I identify with Mary in so many ways: In being so emotional, in being so attached to Jesus, in expressing her love through tears and physical touch. Jesus saved a lot of people in the gospels from horrible situations like leprosy or prostitution or seven demons, but I relate to this Mary in that she seemed like a normal person from a loving and believing family, but she still adored Him. I identify with Mary of Bethany in daring to listen to Jesus when other people didn’t want her to, and in daring to do something women weren’t supposed to do and sit with the male disciples, not because she was the rebellious type but because Jesus was worth it. I identify with her in seasons of confusion and anger, when Jesus seemed to disappoint her so badly, and then in the restoration beyond her wildest dreams. I identify with her in pouring out a jar that might well have been her dowry, risking never getting married for the sake of loving Jesus. I identify with her in driving her poor sister crazy with her personality and priorities.

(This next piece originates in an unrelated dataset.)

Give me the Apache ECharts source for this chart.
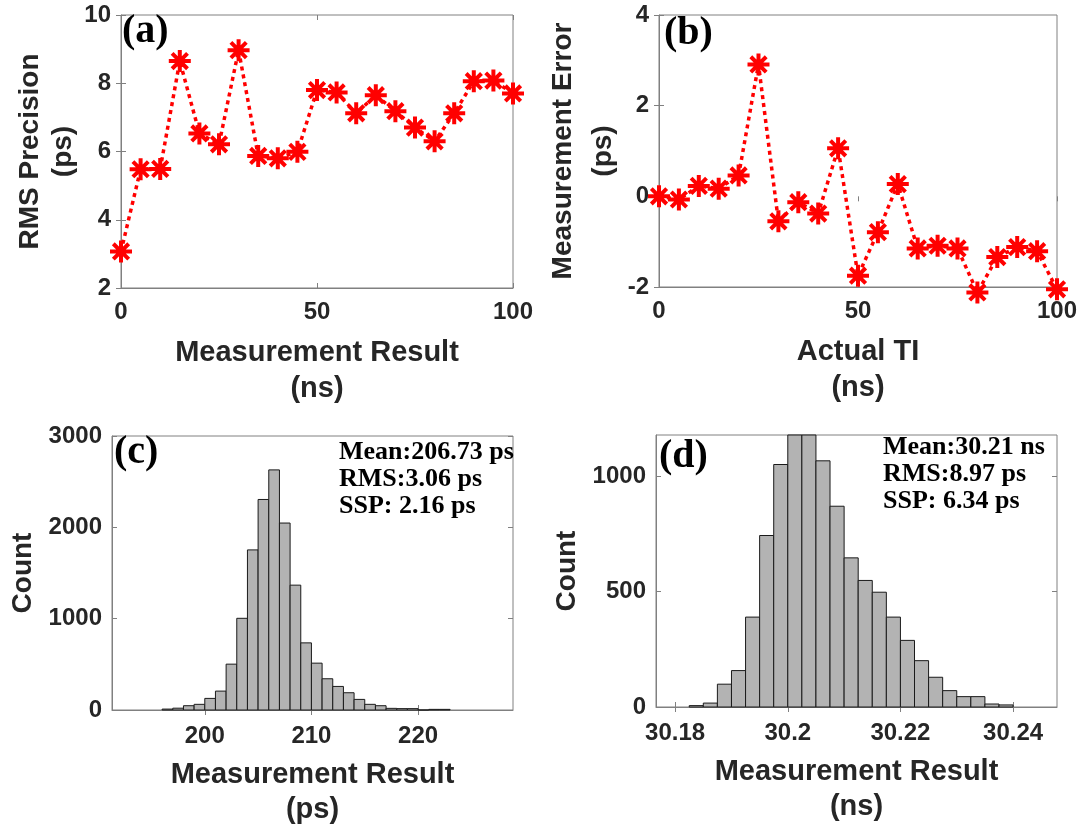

And then there are the ways I want to identify with her, the ways I’ve learned from her courage. Her courage to stay at Jesus’ feet and not go back into the kitchen to please Martha, when Martha was angry but Jesus was pleased. Her courage to stay down there at Jesus’ feet and not defend herself, whether it was Martha or Judas who was criticizing her choices, but to just wait and let Jesus defend her. And ultimately the way she came out of her own story of death and resurrection deeply understanding Jesus and what He was up to, and instead of resisting His journey to the cross like Peter did, she anointed it with her worship, so that He probably went to the cross still smelling like that crazy outpouring of perfume she gave Him the week before He died. And out of all the women who tried to anoint Jesus for burial, the only one who actually got to was this one, who He said had had the insight to do it before He died.

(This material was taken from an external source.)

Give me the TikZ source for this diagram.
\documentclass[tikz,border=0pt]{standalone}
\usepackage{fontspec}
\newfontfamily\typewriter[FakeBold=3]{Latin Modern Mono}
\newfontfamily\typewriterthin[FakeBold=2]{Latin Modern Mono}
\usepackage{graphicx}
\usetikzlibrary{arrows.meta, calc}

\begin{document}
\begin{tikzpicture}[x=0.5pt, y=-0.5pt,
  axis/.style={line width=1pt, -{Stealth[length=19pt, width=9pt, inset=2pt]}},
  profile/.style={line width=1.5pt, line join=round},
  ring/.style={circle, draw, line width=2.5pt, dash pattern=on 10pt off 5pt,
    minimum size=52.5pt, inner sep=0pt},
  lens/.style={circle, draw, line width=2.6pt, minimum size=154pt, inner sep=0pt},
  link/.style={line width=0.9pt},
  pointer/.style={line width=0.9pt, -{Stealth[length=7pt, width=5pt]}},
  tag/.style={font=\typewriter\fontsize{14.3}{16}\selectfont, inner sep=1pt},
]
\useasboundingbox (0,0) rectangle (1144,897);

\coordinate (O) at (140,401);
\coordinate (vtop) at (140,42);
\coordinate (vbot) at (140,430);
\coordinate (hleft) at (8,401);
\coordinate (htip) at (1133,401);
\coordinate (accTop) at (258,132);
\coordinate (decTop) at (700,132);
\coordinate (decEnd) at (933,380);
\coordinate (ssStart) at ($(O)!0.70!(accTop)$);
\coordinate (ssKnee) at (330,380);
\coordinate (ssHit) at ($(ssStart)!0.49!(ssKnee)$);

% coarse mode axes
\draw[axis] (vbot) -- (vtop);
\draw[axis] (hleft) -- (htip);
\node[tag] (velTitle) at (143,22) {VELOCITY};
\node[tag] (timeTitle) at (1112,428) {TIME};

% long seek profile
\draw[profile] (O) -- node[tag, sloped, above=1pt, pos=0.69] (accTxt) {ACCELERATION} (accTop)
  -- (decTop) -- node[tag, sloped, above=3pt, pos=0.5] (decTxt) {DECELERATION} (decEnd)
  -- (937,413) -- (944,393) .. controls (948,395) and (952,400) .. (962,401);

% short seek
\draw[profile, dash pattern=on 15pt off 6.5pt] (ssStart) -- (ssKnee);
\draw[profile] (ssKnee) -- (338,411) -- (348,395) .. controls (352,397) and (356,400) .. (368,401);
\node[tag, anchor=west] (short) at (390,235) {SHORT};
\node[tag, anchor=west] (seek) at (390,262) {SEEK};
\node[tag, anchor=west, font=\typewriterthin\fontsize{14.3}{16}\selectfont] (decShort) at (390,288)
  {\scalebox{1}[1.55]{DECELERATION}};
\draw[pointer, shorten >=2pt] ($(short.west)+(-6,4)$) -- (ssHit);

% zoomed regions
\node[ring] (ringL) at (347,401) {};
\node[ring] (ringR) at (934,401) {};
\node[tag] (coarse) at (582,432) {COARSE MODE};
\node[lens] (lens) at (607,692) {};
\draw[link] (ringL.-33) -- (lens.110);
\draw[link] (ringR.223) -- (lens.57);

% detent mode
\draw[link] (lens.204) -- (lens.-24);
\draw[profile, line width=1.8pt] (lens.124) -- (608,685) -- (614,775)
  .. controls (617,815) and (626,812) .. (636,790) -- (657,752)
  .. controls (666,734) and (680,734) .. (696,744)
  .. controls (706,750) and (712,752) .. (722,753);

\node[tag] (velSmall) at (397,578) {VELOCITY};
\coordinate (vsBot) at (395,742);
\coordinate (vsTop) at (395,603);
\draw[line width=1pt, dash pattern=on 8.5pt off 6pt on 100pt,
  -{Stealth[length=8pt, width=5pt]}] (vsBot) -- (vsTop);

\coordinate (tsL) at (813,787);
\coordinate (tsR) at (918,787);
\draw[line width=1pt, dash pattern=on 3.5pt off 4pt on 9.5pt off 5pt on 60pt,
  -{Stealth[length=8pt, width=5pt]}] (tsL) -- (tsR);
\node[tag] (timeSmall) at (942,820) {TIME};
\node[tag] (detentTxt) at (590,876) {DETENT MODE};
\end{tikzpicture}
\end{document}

Like Mary, I wanted the stories Jesus writes in my life to be stories of life, life, and more life, not life, death and resurrection. But when He does write stories of death and resurrection in my life, as He loves to do in all of our lives, nothing has comforted me more than coming back to the way her story intertwined with His story and meeting Him there.

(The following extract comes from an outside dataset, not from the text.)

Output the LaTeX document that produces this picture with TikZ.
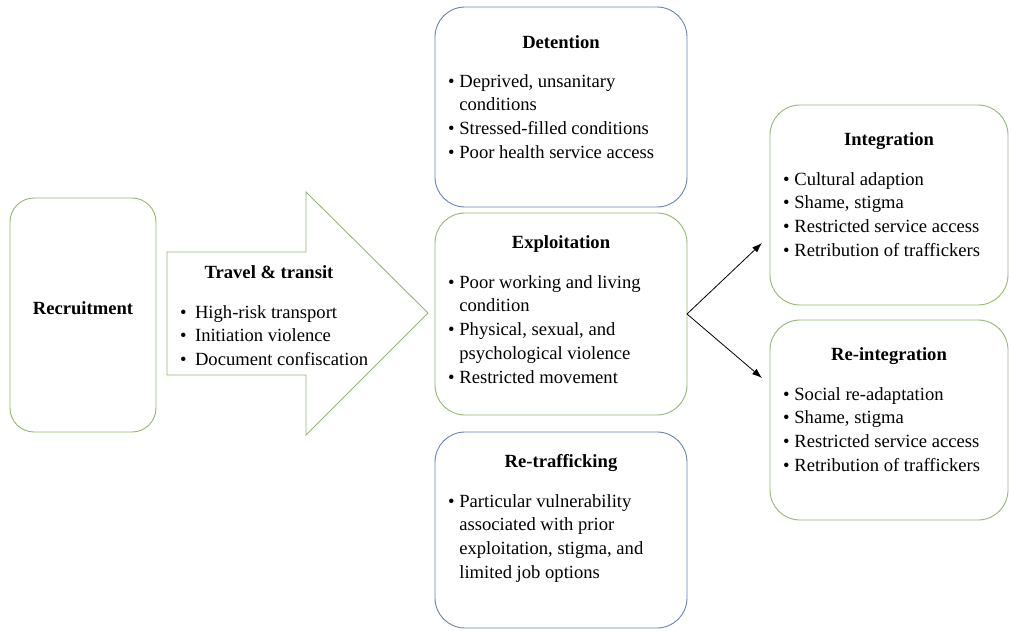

In fact, over and over again in my life, in situation after situation and in season after season, the Lord has brought me back to the story of this Mary at His feet and spoken to me through it again. So welcome to season two of this podcast. In season two, I want to share with you some of the ways God has spoken to me through the story of Mary of Bethany at the feet of Jesus. I hope He will breathe on her story and on mine for you—and also that it will invite you into conversations with Jesus about your own story.

(Musical transition)

Question: Today I invite you to snuggle up to Jesus in your heart and ask Him, ‘Lord, is there a Bible character that I remind You of today? And if so, what do You want to say to me about what I can learn from their story about my story?’